Dual GPU mining problems (very slow) [SOLVED]

This had me pulling my hair out for the better part of six hours - hopefully I can help someone else avoid repeating my experience.....

The Actors
* Gentoo Linux
* Dual Radeon 5870s (OpenCL devices 0 and 1)
* ATI Catalyst 11.2
* No Crossfire (no cable AND disabled in aticonfig)
* poclbm miner (latest from git)

The Scene
A very frustrated admin was trying to figure out why launching one instance of poclbm on device 0 would generate 280 Mh/s, but launching a second instance of poclbm on device 1 would instantly cause output on device 0 to drop to between 100Mh/s and 200 Mh/s. Furthermore, generation on device 1 would executed at a rate no higher than between 100 Mh/s and 200 Mh/s. A multitude of different parameters (getwork rate, work group size, frame rate, display resolution, unplugging monitors, plugging monitors back in, enabling Xinerama, disabling Xinerama) failed to get both cards running at full speed at the same time (both ran just fine independently, but not in parallel).
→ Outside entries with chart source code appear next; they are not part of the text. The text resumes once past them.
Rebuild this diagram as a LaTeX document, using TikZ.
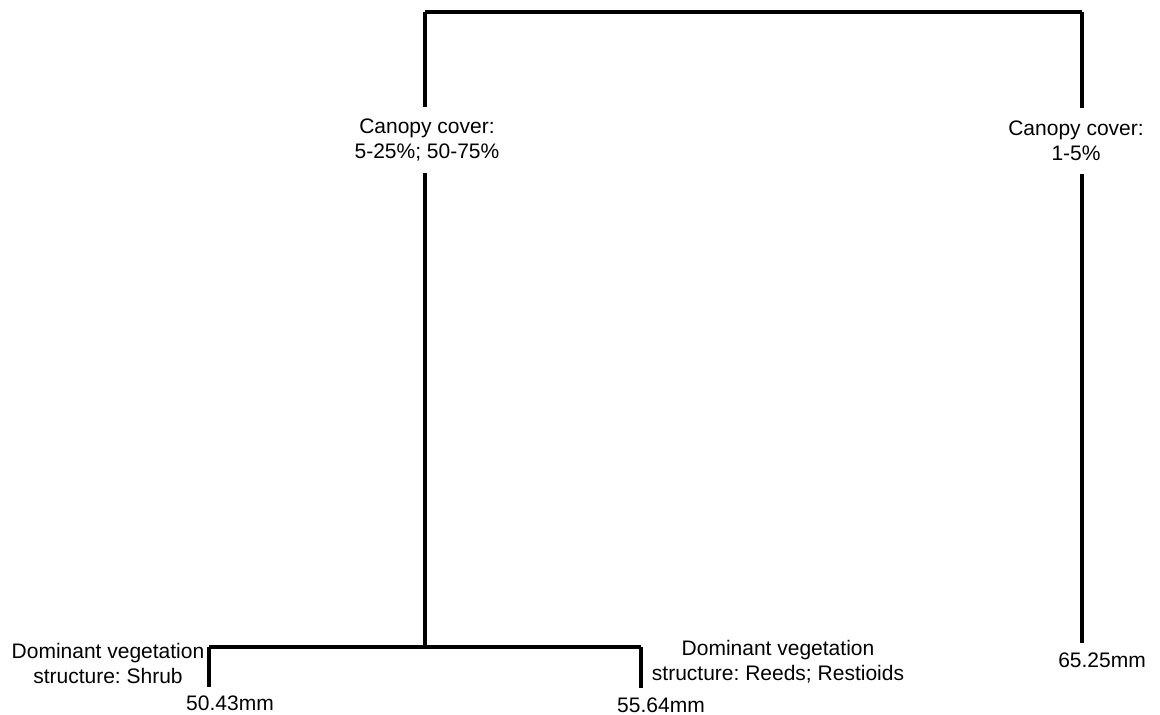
\documentclass[tikz,border=0pt]{standalone}
\usepackage{fontspec}
\setmainfont{Liberation Sans}
\frenchspacing
\usetikzlibrary{positioning}

\tikzset{
  branch/.style={line width=2.2pt},
  lab/.style={align=center, inner sep=0pt, font=\fontsize{10.5}{12.5}\selectfont},
  gaplab/.style={lab, minimum height=33pt}
}

\begin{document}
\begin{tikzpicture}[x=0.5pt, y=-0.5pt]
\useasboundingbox (0,0) rectangle (1160,715);
% top of the tree
\coordinate (topL) at (425,12);
\coordinate (topR) at (1082,12);
\draw [branch] (topL) -- (topR);
% left branch
\node [gaplab] (canL) at (427,140) {Canopy cover:\\5-25\%; 50-75\%};
\coordinate (join) at (425,647);
\draw [branch] (topL) -- (canL.north -| topL);
\draw [branch] (canL.south -| topL) -- (join);
% right branch
\node [gaplab] (canR) at (1076,141) {Canopy cover:\\1-5\%};
\coordinate (endR) at (1082,643);
\draw [branch] (topR) -- (canR.north -| topR);
\draw [branch] (canR.south -| topR) -- (endR);
\node [lab] (mmR) at (1102,660) {65.25mm};
% bottom split
\coordinate (splitL) at (209,647);
\coordinate (splitR) at (641,647);
\coordinate (endL) at (209,687);
\coordinate (endM) at (641,688);
\draw [branch] (splitL) -- (splitR);
\draw [branch] (splitL) -- (endL);
\draw [branch] (splitR) -- (endM);
\node [lab] (shrub) at (108,663) {Dominant vegetation\\structure: Shrub};
\node [lab] (mmL) at (230,703) {50.43mm};
\node [lab] (reeds) at (778,662) {Dominant vegetation\\structure: Reeds; Restioids};
\node [lab] (mmM) at (661,705) {55.64mm};
\end{tikzpicture}
\end{document}
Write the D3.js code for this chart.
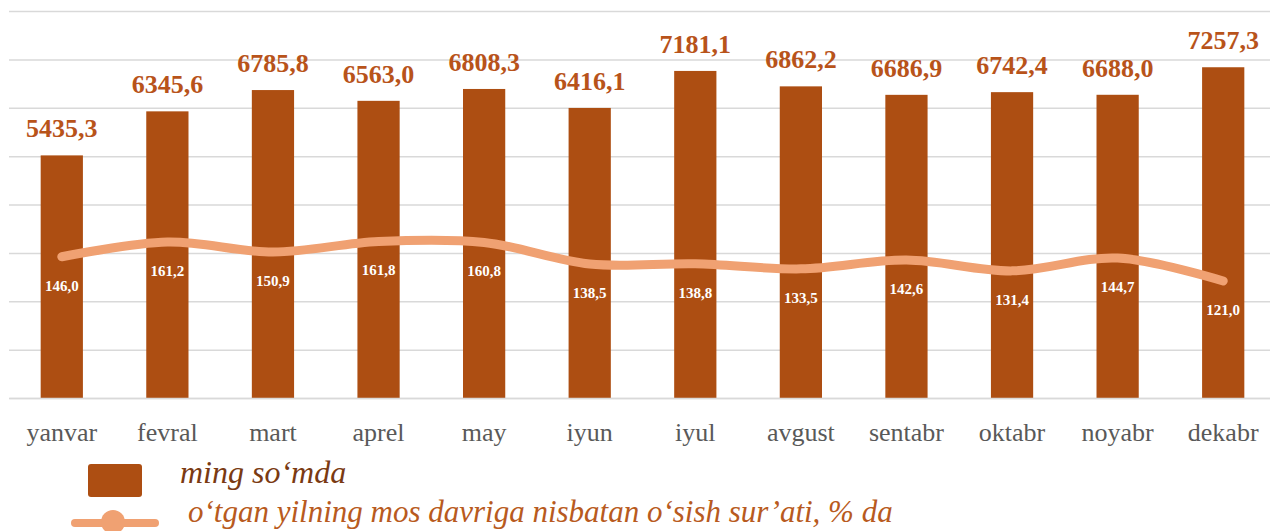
<!DOCTYPE html>
<html>
<head>
<meta charset="utf-8">
<script src="https://cdn.jsdelivr.net/npm/d3@7"></script>
<style>
  body { margin: 0; background: #fff; }
  svg { display: block; }
</style>
</head>
<body>
<script>
const width = 1270;
const height = 531;

const months = ["yanvar", "fevral", "mart", "aprel", "may", "iyun", "iyul", "avgust", "sentabr", "oktabr", "noyabr", "dekabr"];
const amount = [5435.3, 6345.6, 6785.8, 6563.0, 6808.3, 6416.1, 7181.1, 6862.2, 6686.9, 6742.4, 6688.0, 7257.3];
const growth = [146.0, 161.2, 150.9, 161.8, 160.8, 138.5, 138.8, 133.5, 142.6, 131.4, 144.7, 121.0];
const legendNames = ["ming so\u2018mda", "o\u2018tgan yilning mos davriga nisbatan o\u2018sish sur\u2019ati, % da"];

const fmt = v => v.toFixed(1).replace(".", ",");
const serif = "'Liberation Serif', 'Times New Roman', serif";

const plotTop = 11, base = 398, plotLeft = 9, plotRight = 1276;

const svg = d3.select("body").append("svg")
    .attr("width", width)
    .attr("height", height);

const x = d3.scaleBand()
    .domain(months)
    .range([plotLeft, plotRight])
    .paddingInner(0.6)
    .paddingOuter(0.3);

// bar axis (does not start at zero in the original)
const yBar = d3.scaleLinear().domain([420, 8420]).range([base, plotTop]);
// secondary axis for the growth line
const yLine = d3.scaleLinear().domain([0, 400]).range([base, plotTop]);

// grid lines
svg.append("g")
    .attr("transform", "translate(" + plotLeft + ",0)")
    .call(d3.axisLeft(yLine).tickValues(d3.range(0, 401, 50)).tickSize(-(plotRight - plotLeft)).tickFormat(""))
    .call(g => g.select(".domain").remove())
    .call(g => g.selectAll("line").attr("stroke", "#d9d9d9").attr("stroke-width", 1.5));

// bars
svg.append("g").selectAll("rect")
    .data(amount)
    .join("rect")
    .attr("x", (d, i) => x(months[i]))
    .attr("y", d => yBar(d))
    .attr("width", x.bandwidth())
    .attr("height", d => base - yBar(d))
    .attr("fill", "#ad4e12");

// bar labels
svg.append("g").selectAll("text")
    .data(amount)
    .join("text")
    .attr("x", (d, i) => x(months[i]) + x.bandwidth() / 2)
    .attr("y", d => yBar(d) - 18)
    .attr("text-anchor", "middle")
    .style("font-family", serif)
    .style("font-weight", "bold")
    .style("font-size", "26px")
    .attr("fill", "#b8531a")
    .text(d => fmt(d));

// category axis
svg.append("g")
    .attr("transform", "translate(0," + base + ")")
    .call(d3.axisBottom(x).tickSize(0).tickPadding(0))
    .call(g => g.select(".domain").attr("stroke", "#d9d9d9").attr("stroke-width", 1.5))
    .call(g => g.selectAll("text")
        .attr("dy", null)
        .attr("y", 43)
        .style("font-family", serif)
        .style("font-size", "26px")
        .attr("fill", "#595959"));

// growth line
const line = d3.line()
    .x((d, i) => x(months[i]) + x.bandwidth() / 2)
    .y(d => yLine(d))
    .curve(d3.curveCatmullRom);

svg.append("path")
    .datum(growth)
    .attr("d", line)
    .attr("fill", "none")
    .attr("stroke", "#f0a172")
    .attr("stroke-width", 9)
    .attr("stroke-linecap", "round");

svg.append("g").selectAll("text")
    .data(growth)
    .join("text")
    .attr("x", (d, i) => x(months[i]) + x.bandwidth() / 2)
    .attr("y", d => yLine(d) + 34)
    .attr("text-anchor", "middle")
    .style("font-family", serif)
    .style("font-weight", "bold")
    .style("font-size", "15px")
    .attr("fill", "#ffffff")
    .text(d => fmt(d));

// legend
const legend = svg.append("g");
legend.append("rect")
    .attr("x", 88).attr("y", 464)
    .attr("width", 54).attr("height", 33)
    .attr("rx", 3)
    .attr("fill", "#ad4e12");
legend.append("text")
    .attr("x", 180).attr("y", 483)
    .style("font-family", serif)
    .style("font-style", "italic")
    .style("font-size", "32px")
    .attr("fill", "#7a3a12")
    .text(legendNames[0]);

legend.append("line")
    .attr("x1", 75).attr("x2", 155)
    .attr("y1", 523).attr("y2", 523)
    .attr("stroke", "#f0a172")
    .attr("stroke-width", 8)
    .attr("stroke-linecap", "round");
legend.append("circle")
    .attr("cx", 113).attr("cy", 522)
    .attr("r", 12)
    .attr("fill", "#f0a172");
legend.append("text")
    .attr("x", 188).attr("y", 522)
    .style("font-family", serif)
    .style("font-style", "italic")
    .style("font-size", "31px")
    .attr("fill", "#b85a20")
    .text(legendNames[1]);
</script>
</body>
</html>
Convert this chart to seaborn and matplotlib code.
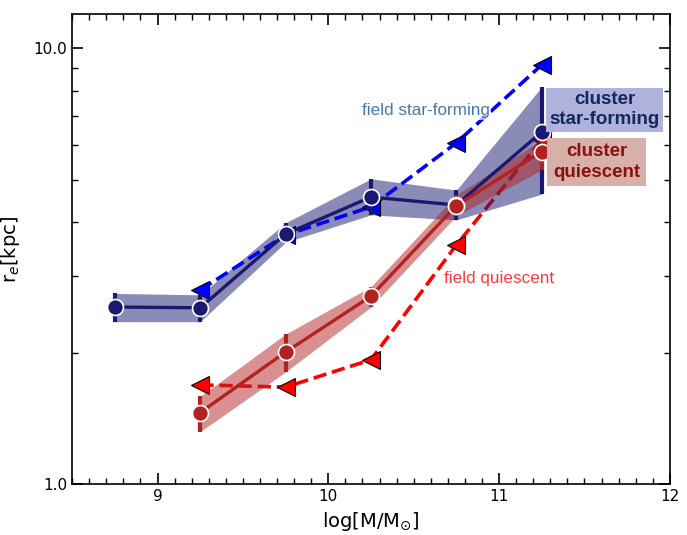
import numpy as np
import pandas as pd
import matplotlib
matplotlib.use("Agg")
import matplotlib.pyplot as plt
import seaborn as sns
from matplotlib.ticker import MultipleLocator, FormatStrFormatter, NullFormatter

# cluster star-forming: median size and band limits
sf_mass = [8.75, 9.25, 9.75, 10.25, 10.75, 11.25]
sf_re = [2.55, 2.54, 3.75, 4.56, 4.37, 6.43]
sf_lo = [2.36, 2.36, 3.59, 4.15, 4.04, 4.63]
sf_hi = [2.74, 2.72, 3.98, 5.02, 4.73, 8.16]

# cluster quiescent
q_mass = [9.25, 9.75, 10.25, 10.75, 11.25]
q_re = [1.46, 2.01, 2.70, 4.36, 5.80]
q_lo = [1.32, 1.81, 2.55, 4.13, 5.26]
q_hi = [1.59, 2.21, 2.84, 4.61, 6.17]

# field relations
fsf_mass = [9.25, 9.75, 10.25, 10.75, 11.25]
fsf_re = [2.79, 3.73, 4.33, 6.07, 9.17]
fq_mass = [9.25, 9.75, 10.25, 10.75, 11.25]
fq_re = [1.69, 1.67, 1.93, 3.54, 6.17]

navy = "midnightblue"
red = "firebrick"

sns.set_style("ticks")
plt.rcParams["font.family"] = ["DejaVu Sans"]

fig, ax = plt.subplots(figsize=(6.87, 5.35), dpi=100)
fig.subplots_adjust(left=0.105, right=0.975, bottom=0.095, top=0.974)

# field quiescent sits under the bands
sns.lineplot(x=fq_mass, y=fq_re, ax=ax, color="red", linestyle="--", lw=2.6,
             marker="<", markersize=13, markeredgecolor="k", markeredgewidth=0.8, zorder=1)

# shaded bands + vertical error bars
ax.fill_between(sf_mass, sf_lo, sf_hi, color=navy, alpha=0.5, lw=0, zorder=2)
ax.fill_between(q_mass, q_lo, q_hi, color=red, alpha=0.5, lw=0, zorder=2)

sns.lineplot(x=fsf_mass, y=fsf_re, ax=ax, color="blue", linestyle="--", lw=2.6,
             marker="<", markersize=13, markeredgecolor="k", markeredgewidth=0.8, zorder=3)

ax.vlines(sf_mass, sf_lo, sf_hi, color=navy, lw=3, zorder=4)
ax.vlines(q_mass, q_lo, q_hi, color=red, lw=3, zorder=4)

sns.lineplot(x=sf_mass, y=sf_re, ax=ax, color=navy, lw=2.4, marker="o",
             markersize=11.5, markeredgecolor="white", markeredgewidth=1.2, zorder=5)
sns.lineplot(x=q_mass, y=q_re, ax=ax, color=red, lw=2.4, marker="o",
             markersize=11.5, markeredgecolor="white", markeredgewidth=1.2, zorder=6)

ax.set_yscale("log")
ax.set_xlim(8.5, 12)
ax.set_ylim(1.0, 12.0)
ax.yaxis.set_major_formatter(FormatStrFormatter("%.1f"))
ax.yaxis.set_minor_formatter(NullFormatter())
ax.xaxis.set_major_locator(MultipleLocator(1))
ax.xaxis.set_minor_locator(MultipleLocator(0.1))
ax.tick_params(which="both", direction="in", top=True, right=True, labelsize=11,
               color="k", labelcolor="k")
ax.tick_params(which="major", length=8, width=1.2)
ax.tick_params(which="minor", length=4, width=1)
for s in ax.spines.values():
    s.set_linewidth(1.2)
    s.set_color("k")

ax.set_xlabel(r"log[M/M$_{\odot}$]", fontsize=14, labelpad=4, color="k")
ax.set_ylabel(r"r$_e$[kpc]", fontsize=14, labelpad=8, color="k")

lab = dict(family=["Liberation Sans", "DejaVu Sans"], ha="center", va="center")
ax.text(10.57, 7.19, "field star-forming", color="#4a78a8", fontsize=12.3, zorder=7,
        bbox=dict(fc="white", ec="none", alpha=0.65, pad=1), **lab)
ax.text(11.0, 2.97, "field quiescent", color="#ff3a3a", fontsize=12.3, zorder=7,
        bbox=dict(fc="white", ec="none", alpha=0.65, pad=1), **lab)
ax.text(11.62, 7.24, "cluster\nstar-forming", color="#14285a", fontsize=13.5,
        fontweight="bold", linespacing=1.25, zorder=8,
        bbox=dict(fc="#aeb2dc", ec="none", boxstyle="square,pad=0.18"), **lab)
ax.text(11.57, 5.49, "cluster\nquiescent", color="#8b1010", fontsize=13.5,
        fontweight="bold", linespacing=1.25, zorder=8,
        bbox=dict(fc="#d8b0aa", ec="none", boxstyle="square,pad=0.3"), **lab)

fig.savefig("out.png", dpi=100)
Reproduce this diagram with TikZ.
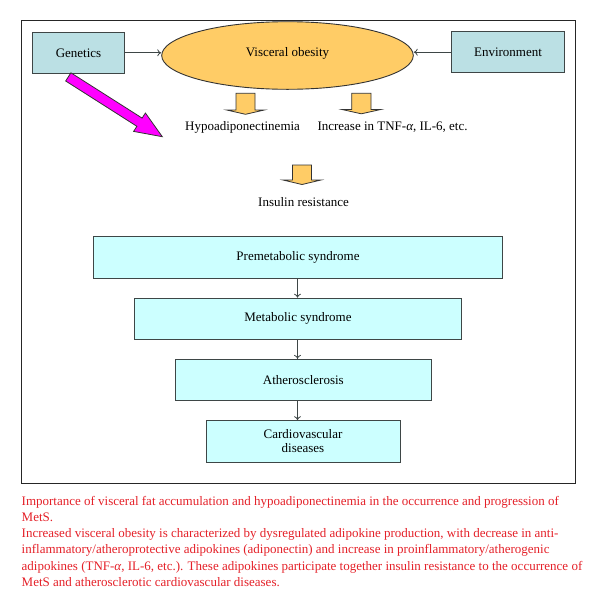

Now, I know what you're all thinking, so I'll state one more time: YES, the admin was 100% certain that poclbm was being launched on DISTINCT devices and that Crossfire was fully disabled. Repeated polling of "aticonfig --adapter=all --od-getclocks" showed that both GPUs were being utilized, but that utilization tended to be around 60% on one device and 40% on the other. Under certain configurations (by launching up to 10 poclbm processes on EACH device), utilization of one device could reach as high as 99%, while utilization of the second device fluctuated anywhere between 35% and 70%.

The Solution
There appears to be a bug in ATI Catalyst 11.2 on Gentoo (possibly on other platforms) that causes execution of OpenCL kernels to block while other kernels are running, EVEN IF THE KERNEL IS RUNNING ON A DIFFERENT DEVICE. This caused execution to proceed on device 0 for a while, during which time execution would block on device 1. Then, the kernel on device 1 would launch and device 0 would block. And back and forth. This explains why the total sum calculation rate of both devices tended to add up to about 280 Mh/s.

Upgrading to Catalyst 11.3 fixed the problem.

Closing thoughts
While the user is 100% certain he installed ATI Catalyst 11.2 via Gentoo's portage installation system, ATI Control Center reported its installed version as 10.12. Perhaps somebody f*ed up the Gentoo installer. Or perhaps someone at ATI simply forgot to increment the version number in ATI Control Center when 11.2 was released.